## Dataset content

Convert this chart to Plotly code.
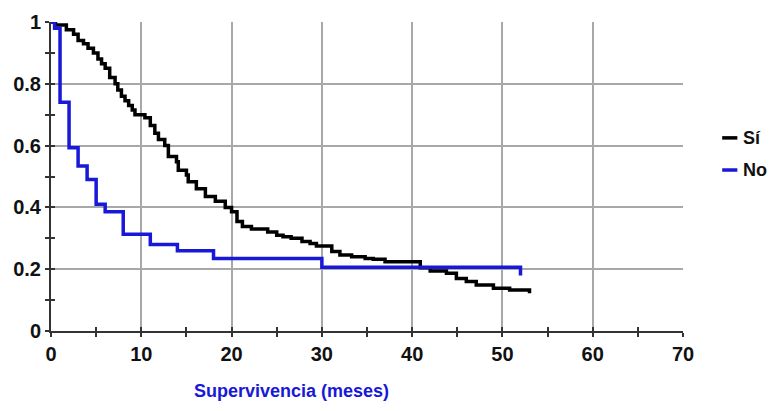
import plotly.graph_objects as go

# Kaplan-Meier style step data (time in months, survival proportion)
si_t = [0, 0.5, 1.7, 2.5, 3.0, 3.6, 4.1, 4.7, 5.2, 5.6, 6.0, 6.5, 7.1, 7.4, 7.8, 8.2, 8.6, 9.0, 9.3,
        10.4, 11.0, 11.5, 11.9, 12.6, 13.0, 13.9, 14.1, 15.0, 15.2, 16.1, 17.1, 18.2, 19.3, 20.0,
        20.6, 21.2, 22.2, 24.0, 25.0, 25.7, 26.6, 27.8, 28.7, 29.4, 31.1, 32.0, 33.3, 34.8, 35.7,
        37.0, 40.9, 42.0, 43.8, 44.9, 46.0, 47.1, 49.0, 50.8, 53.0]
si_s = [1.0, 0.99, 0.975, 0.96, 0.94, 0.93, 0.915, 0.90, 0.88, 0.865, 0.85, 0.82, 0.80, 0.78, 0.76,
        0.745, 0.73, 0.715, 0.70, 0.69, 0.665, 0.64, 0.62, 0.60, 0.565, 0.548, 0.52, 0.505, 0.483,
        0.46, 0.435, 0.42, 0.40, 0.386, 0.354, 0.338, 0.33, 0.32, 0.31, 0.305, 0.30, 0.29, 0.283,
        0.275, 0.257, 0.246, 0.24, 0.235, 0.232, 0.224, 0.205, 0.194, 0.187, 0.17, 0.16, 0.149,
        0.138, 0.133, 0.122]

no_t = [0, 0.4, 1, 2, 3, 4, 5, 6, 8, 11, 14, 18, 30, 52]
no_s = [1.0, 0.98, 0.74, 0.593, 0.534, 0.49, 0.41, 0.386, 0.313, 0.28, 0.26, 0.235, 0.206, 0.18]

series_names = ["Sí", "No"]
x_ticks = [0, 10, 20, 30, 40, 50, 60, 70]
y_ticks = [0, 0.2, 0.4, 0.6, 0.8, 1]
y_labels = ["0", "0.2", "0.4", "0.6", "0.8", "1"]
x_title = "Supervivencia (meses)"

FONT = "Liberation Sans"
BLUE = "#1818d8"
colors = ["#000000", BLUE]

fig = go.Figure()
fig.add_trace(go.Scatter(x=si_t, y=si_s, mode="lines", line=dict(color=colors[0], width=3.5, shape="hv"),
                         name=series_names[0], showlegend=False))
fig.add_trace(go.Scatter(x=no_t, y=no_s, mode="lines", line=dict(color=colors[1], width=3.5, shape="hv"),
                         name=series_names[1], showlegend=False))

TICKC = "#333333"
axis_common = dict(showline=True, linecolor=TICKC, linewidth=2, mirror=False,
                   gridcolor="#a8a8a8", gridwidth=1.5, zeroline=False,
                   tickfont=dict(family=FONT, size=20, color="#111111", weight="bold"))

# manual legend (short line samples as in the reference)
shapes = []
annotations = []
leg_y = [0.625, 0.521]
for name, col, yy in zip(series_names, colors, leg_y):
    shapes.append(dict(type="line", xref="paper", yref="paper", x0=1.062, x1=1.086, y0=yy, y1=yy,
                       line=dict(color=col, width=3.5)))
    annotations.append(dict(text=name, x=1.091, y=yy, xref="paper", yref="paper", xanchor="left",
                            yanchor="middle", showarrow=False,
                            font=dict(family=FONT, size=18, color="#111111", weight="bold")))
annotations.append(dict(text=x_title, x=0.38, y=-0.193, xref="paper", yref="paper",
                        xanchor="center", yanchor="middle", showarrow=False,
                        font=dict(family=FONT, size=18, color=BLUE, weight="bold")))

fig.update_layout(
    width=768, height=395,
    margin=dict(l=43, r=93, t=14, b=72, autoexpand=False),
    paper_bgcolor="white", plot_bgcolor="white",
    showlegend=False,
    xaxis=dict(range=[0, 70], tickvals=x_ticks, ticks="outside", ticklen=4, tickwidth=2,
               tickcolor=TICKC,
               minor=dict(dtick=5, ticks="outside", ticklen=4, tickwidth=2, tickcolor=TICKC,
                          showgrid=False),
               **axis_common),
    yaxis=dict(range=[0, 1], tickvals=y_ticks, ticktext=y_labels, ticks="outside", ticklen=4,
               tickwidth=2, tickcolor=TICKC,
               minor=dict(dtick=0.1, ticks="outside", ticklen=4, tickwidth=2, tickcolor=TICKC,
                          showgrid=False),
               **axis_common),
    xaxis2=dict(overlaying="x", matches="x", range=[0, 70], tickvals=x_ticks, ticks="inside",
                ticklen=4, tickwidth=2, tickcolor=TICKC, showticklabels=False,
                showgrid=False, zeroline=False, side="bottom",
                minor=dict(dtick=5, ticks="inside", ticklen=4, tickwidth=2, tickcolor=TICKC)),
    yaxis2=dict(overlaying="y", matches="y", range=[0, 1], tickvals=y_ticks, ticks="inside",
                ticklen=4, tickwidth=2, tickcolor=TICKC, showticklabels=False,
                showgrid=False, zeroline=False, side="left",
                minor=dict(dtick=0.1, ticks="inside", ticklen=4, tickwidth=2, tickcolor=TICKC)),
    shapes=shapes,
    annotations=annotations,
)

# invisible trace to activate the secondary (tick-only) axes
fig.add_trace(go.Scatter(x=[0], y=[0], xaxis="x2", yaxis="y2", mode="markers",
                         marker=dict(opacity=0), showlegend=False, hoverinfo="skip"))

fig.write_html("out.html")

==

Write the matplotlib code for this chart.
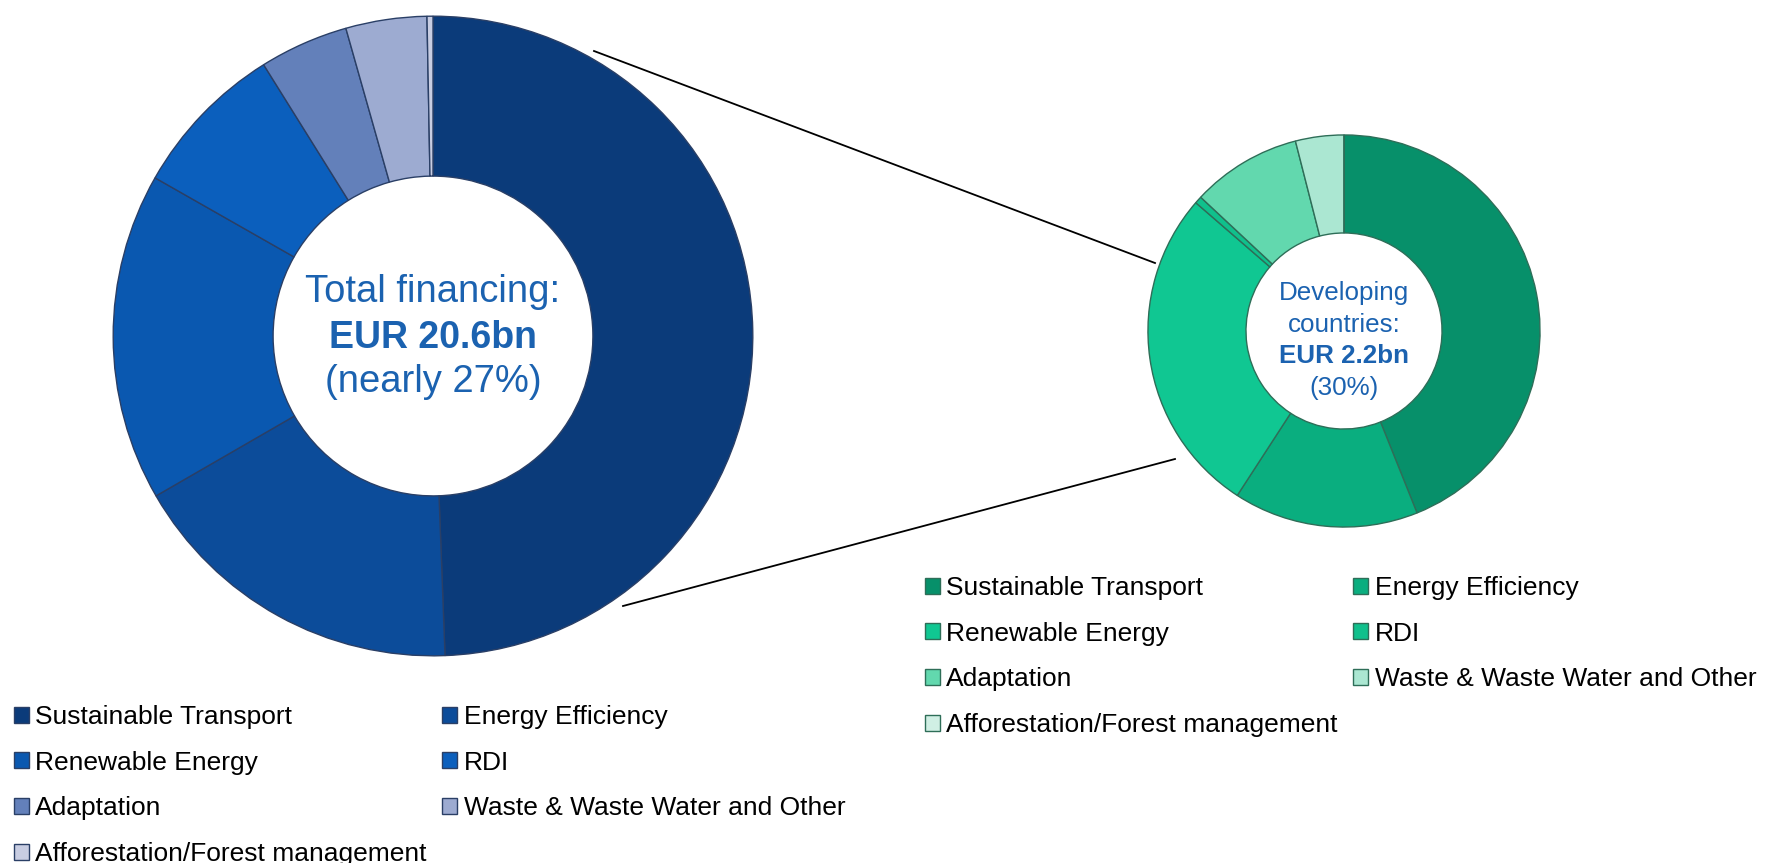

...

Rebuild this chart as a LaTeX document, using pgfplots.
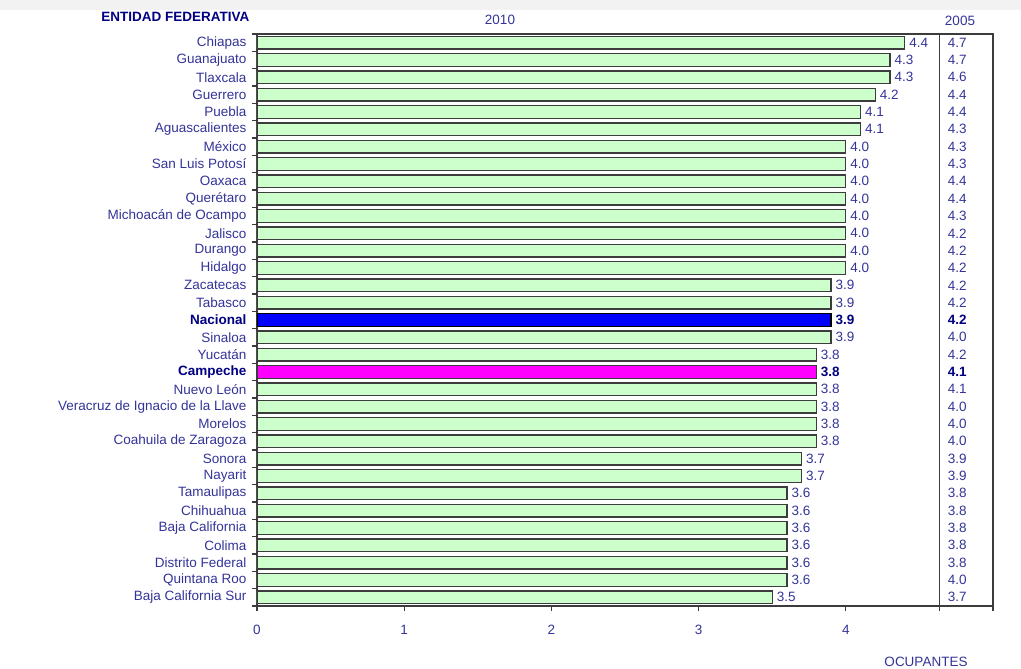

## Request
Using the entries above, transcribe every line from the line containing "Convert this chart to Plotly code." through the line containing "import plotly.graph_objects as go". Do not copy pictures.

## Solution to this task
Convert this chart to Plotly code.
import plotly.graph_objects as go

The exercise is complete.